GFA officials put their five year plan to a meeting earlier this year.
‘WE do not like being held to ransom by the Guernsey Football Association.’
That is the feeling of some top Priaulx League club officials.
The GFA executive committee has put forward a five-year-plan that will radically change football in the island.
And it has told member clubs that if they do not vote in favour of the new proposals at the AGM in June, then it will walk out en masse. That has not been met kindly in some quarters.
‘I’m not impressed,’ said Rovers secretary Brian Horsepool.
‘Ultimatums are not impressive. They don’t take place in the business world.
‘If that’s the way they want to go, that’s their prerogative, but nobody likes having threats hanging over them.’
Horsepool also hopes that the GFA split the vote at the AGM.
As it stands, the plan will be voted on as one entity – accept it, all or nothing.
The Rovers secretary, however, feels that the proposals affecting the women’s game should be decided separately from the men’s.
Bels president Hilary Sarre also has strong views on the GFA’s latest announcement.
‘It is disappointing,’ he said. ‘Democratic elections are supposed to avoid this.’
Sarre said the Bels committee would be meeting soon to discuss the plan, but it will not be discussing the GFA’s resignation threat.
‘We won’t be considering that. We’ll be considering the report,’ he said.
‘These are things for discussion. Our committee are not fully committed to the idea [the five-year plan].
‘There are pluses and minuses. We aren’t against progress, but I think it needs fine-tuning. But it seems like they do not want to fine-tune it.’
The proposal in the plan that is causing the biggest furore with the clubs is the new 16-to-23-year-old league that will replace the Youth One and Jackson leagues.
The feedback coming out of the clubs is that they are concerned as to where the 16-year-olds who are not good enough for the new league will play their football.
That is certainly a concern for St Martin’s president Henry Davey who, like Horsepool and Sarre, was keen to point out that his comments were his own views and not those of his club.
He read about the GFA board’s decision to resign en masse if the AGM does not go their way in Tuesday’s Guernsey Press.

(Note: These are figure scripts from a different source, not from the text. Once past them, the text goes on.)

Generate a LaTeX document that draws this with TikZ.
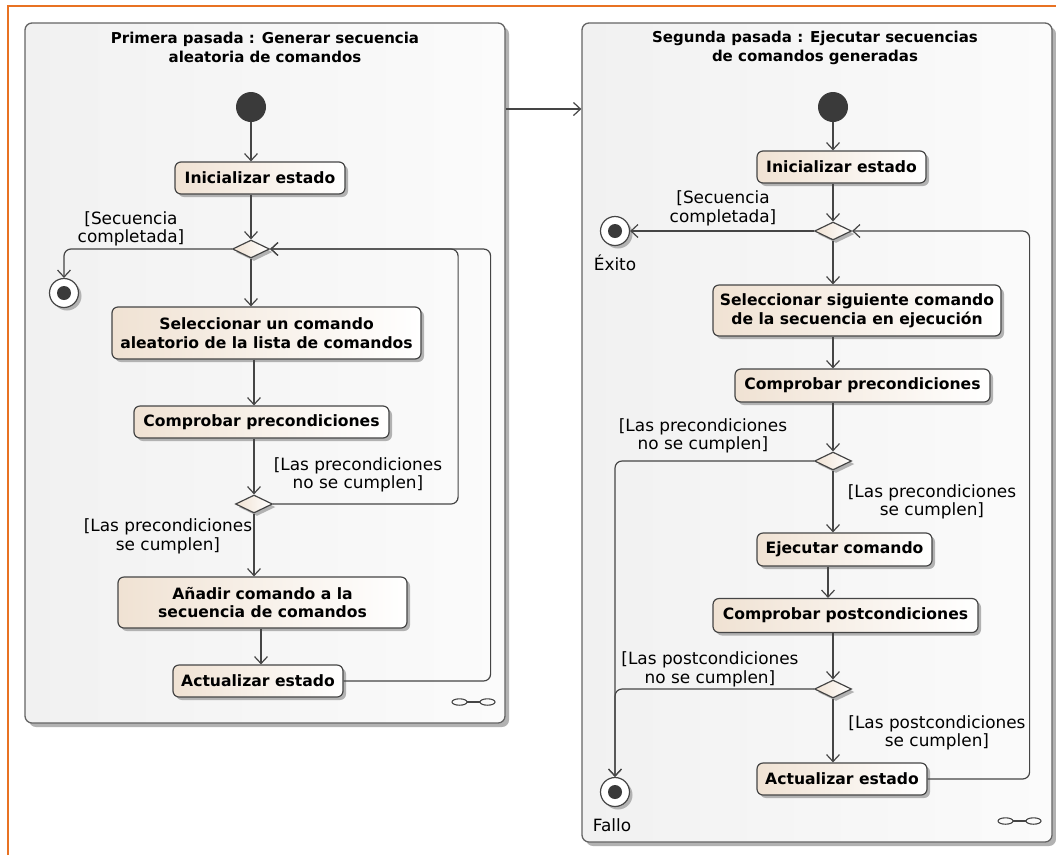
\documentclass[tikz,border=0pt]{standalone}
\usepackage{fontspec}
\setmainfont{DejaVu Sans}
\usetikzlibrary{arrows.meta,shapes.geometric,shadows,calc}
\definecolor{ln}{RGB}{69,69,69}
\definecolor{beige}{RGB}{240,226,211}
\definecolor{frmA}{RGB}{241,241,241}
\definecolor{frmB}{RGB}{251,251,251}
\definecolor{frmline}{RGB}{100,100,100}
\definecolor{orng}{RGB}{232,114,35}
\definecolor{shd}{RGB}{178,178,178}
\definecolor{dotc}{RGB}{58,58,58}
\tikzset{
  conn/.style={draw=ln, line width=1.2pt},
  arr/.style={conn, -{Straight Barb[length=7pt,width=13pt,line width=1.2pt]}},
  loop/.style={arr, rounded corners=7pt},
  shad/.style={drop shadow={shadow xshift=3pt, shadow yshift=-3pt, fill=shd, opacity=1}},
  act/.style={draw=ln, line width=1.2pt, rounded corners=6pt, left color=beige, right color=white,
    inner sep=0pt, align=center, font=\fontsize{15.6}{18.5}\selectfont\bfseries, shad},
  dec/.style={diamond, draw=ln, line width=1.2pt, left color=beige, right color=white,
    minimum width=37pt, minimum height=18pt, inner sep=0pt, shad},
  startnode/.style={circle, fill=dotc, minimum size=30pt, inner sep=0pt},
  endnode/.style={circle, draw=ln, line width=1.2pt, fill=white, minimum size=29pt, inner sep=0pt, shad,
    path picture={\fill[dotc] (path picture bounding box.center) circle (7pt);}},
  frame/.style={draw=frmline, line width=1.3pt, rounded corners=7pt, left color=frmA, right color=frmB,
    inner sep=0pt, drop shadow={shadow xshift=4pt, shadow yshift=-4pt, fill=shd, opacity=1}},
  ttl/.style={align=center, font=\fontsize{15}{19}\selectfont\bfseries, inner sep=0pt},
  lab/.style={align=center, font=\fontsize{16.9}{18.5}\selectfont, inner sep=0pt},
  chainline/.style={draw=ln, line width=1.1pt}
}
\begin{document}
\begin{tikzpicture}[x=1pt,y=-1pt]
\useasboundingbox (0,0) rectangle (1056,855);
\draw[orng, line width=1.5pt] (8,855) -- (8,6) -- (1056,6);

% ---------- frames ----------
\node[frame, minimum width=480pt, minimum height=700pt] (fL) at (265,373) {};
\node[frame, minimum width=470pt, minimum height=819pt] (fR) at (817,432.5) {};
\node[ttl] (tL) at (265,47.5) {Primera pasada : Generar secuencia\\aleatoria de comandos};
\node[ttl] (tR) at (815,47.5) {Segunda pasada : Ejecutar secuencias\\de comandos generadas};

% ---------- left ----------
\node[startnode] (sL) at (251,107) {};
\node[act, minimum width=170pt, minimum height=32pt] (iL) at (260,178) {Inicializar estado};
\node[dec] (d1L) at (251,249) {};
\node[endnode] (fin1) at (64,293) {};
\node[act, minimum width=309pt, minimum height=52pt] (selL) at (266.5,333) {Seleccionar un comando\\aleatorio de la lista de comandos};
\node[act, minimum width=255pt, minimum height=32pt] (cpL) at (261.5,422) {Comprobar precondiciones};
\node[dec] (d2L) at (254,504) {};
\node[act, minimum width=289pt, minimum height=51pt] (anL) at (262.5,602.5) {Añadir comando a la\\secuencia de comandos};
\node[act, minimum width=170pt, minimum height=32pt] (auL) at (258,681) {Actualizar estado};

\node[lab] (lL1) at (131,229) {[Secuencia\\completada]};
\node[lab] (lL2) at (358,475) {[Las precondiciones\\no se cumplen]};
\node[lab] (lL3) at (168,536.5) {[Las precondiciones\\se cumplen]};

\draw[arr] (sL.south) -- (sL.south |- iL.north);
\draw[arr] (iL.south -| d1L) -- (d1L.north);
\draw[arr, rounded corners=7pt] (d1L.west) -| (fin1.north);
\draw[arr] (d1L.south) -- (d1L.south |- selL.north);
\draw[arr] (selL.south -| d2L) -- (cpL.north -| d2L);
\draw[arr] (cpL.south -| d2L) -- (d2L.north);
\draw[loop] (d2L.east) -- ++(185,0) |- (d1L.east);
\draw[arr] (d2L.south) -- (d2L.south |- anL.north);
\draw[arr] ([xshift=-1.5pt]anL.south) -- ([xshift=-1.5pt]anL.south |- auL.north);
\draw[loop] (auL.east) -- ++(147,0) |- (d1L.east);

% chain icon left
\draw[chainline] (459.5,702) ellipse (7.5pt and 3.2pt);
\draw[chainline] (487.5,702) ellipse (7.5pt and 3.2pt);
\draw[ln, line width=1.6pt] (467,702) -- (480,702);

% arrow between frames
\draw[arr] (fL.east |- 0,109) -- (fR.west |- 0,109);

% ---------- right ----------
\node[startnode] (sR) at (833,107) {};
\node[act, minimum width=169pt, minimum height=32pt] (iR) at (841.5,167) {Inicializar estado};
\node[dec] (d1R) at (833,231) {};
\node[endnode] (exito) at (615,231) {};
\node[lab] (exl) at (615,263) {Éxito};
\node[act, minimum width=288pt, minimum height=51pt] (selR) at (857,310.5) {Seleccionar siguiente comando\\de la secuencia en ejecución};
\node[act, minimum width=255pt, minimum height=33pt] (cpR) at (862.5,385.5) {Comprobar precondiciones};
\node[dec] (d2R) at (833,461) {};
\node[act, minimum width=175pt, minimum height=33pt] (ejR) at (844.5,549.5) {Ejecutar comando};
\node[act, minimum width=265pt, minimum height=34pt] (cpoR) at (845.5,615.5) {Comprobar postcondiciones};
\node[dec] (d3R) at (833,689) {};
\node[act, minimum width=170pt, minimum height=32pt] (auR) at (842,779) {Actualizar estado};
\node[endnode] (fallo) at (615,792) {};
\node[lab] (fal) at (612,825) {Fallo};

\node[lab] (lR1) at (723,208.5) {[Secuencia\\completada]};
\node[lab] (lR2) at (703,436) {[Las precondiciones\\no se cumplen]};
\node[lab] (lR3) at (932,502) {[Las precondiciones\\se cumplen]};
\node[lab] (lR4) at (710,669.5) {[Las postcondiciones\\no se cumplen]};
\node[lab] (lR5) at (937,733) {[Las postcondiciones\\se cumplen]};

\draw[arr] (sR.south) -- (sR.south |- iR.north);
\draw[arr] (iR.south -| d1R) -- (d1R.north);
\draw[arr] (d1R.west) -- (exito.east);
\draw[arr] (d1R.south) -- (d1R.south |- selR.north);
\draw[arr] (selR.south -| d1R) -- (cpR.north -| d1R);
\draw[arr] (cpR.south -| d2R) -- (d2R.north);
\draw[arr, rounded corners=7pt] (d2R.west) -| (fallo.north);
\draw[arr] (d2R.south) -- (d2R.south |- ejR.north);
\draw[arr] ([xshift=-16.5pt]ejR.south) -- ([xshift=-16.5pt]ejR.south |- cpoR.north);
\draw[arr] (cpoR.south -| d3R) -- (d3R.north);
\draw[arr, rounded corners=7pt] (d3R.west) -| (fallo.north);
\draw[arr] (d3R.south) -- (d3R.south |- auR.north);
\draw[loop] (auR.east) -- ++(102,0) |- (d1R.east);

% chain icon right
\draw[chainline] (1005.5,821) ellipse (7.5pt and 3.2pt);
\draw[chainline] (1033.5,821) ellipse (7.5pt and 3.2pt);
\draw[ln, line width=1.6pt] (1013,821) -- (1026,821);
\end{tikzpicture}
\end{document}
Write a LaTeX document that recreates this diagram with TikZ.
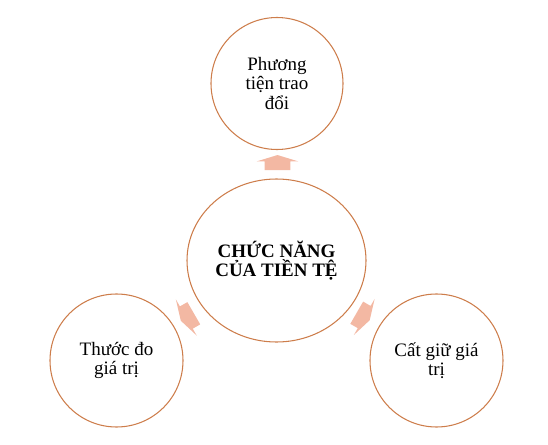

‘That sort of attitude won’t go down well with the clubs,’ said Davey.
‘It seems very dictatorial. I don’t think that’s the right way to speak to anybody.
‘The clubs are so anti the 16-to-23 league, but the GFA are going ahead with it. Why didn’t they call the club presidents together and say, “these are our proposals”?
‘We didn’t speak to them. You’re having all these protests about China and human rights but I don’t think there’s any human rights in Guernsey football.’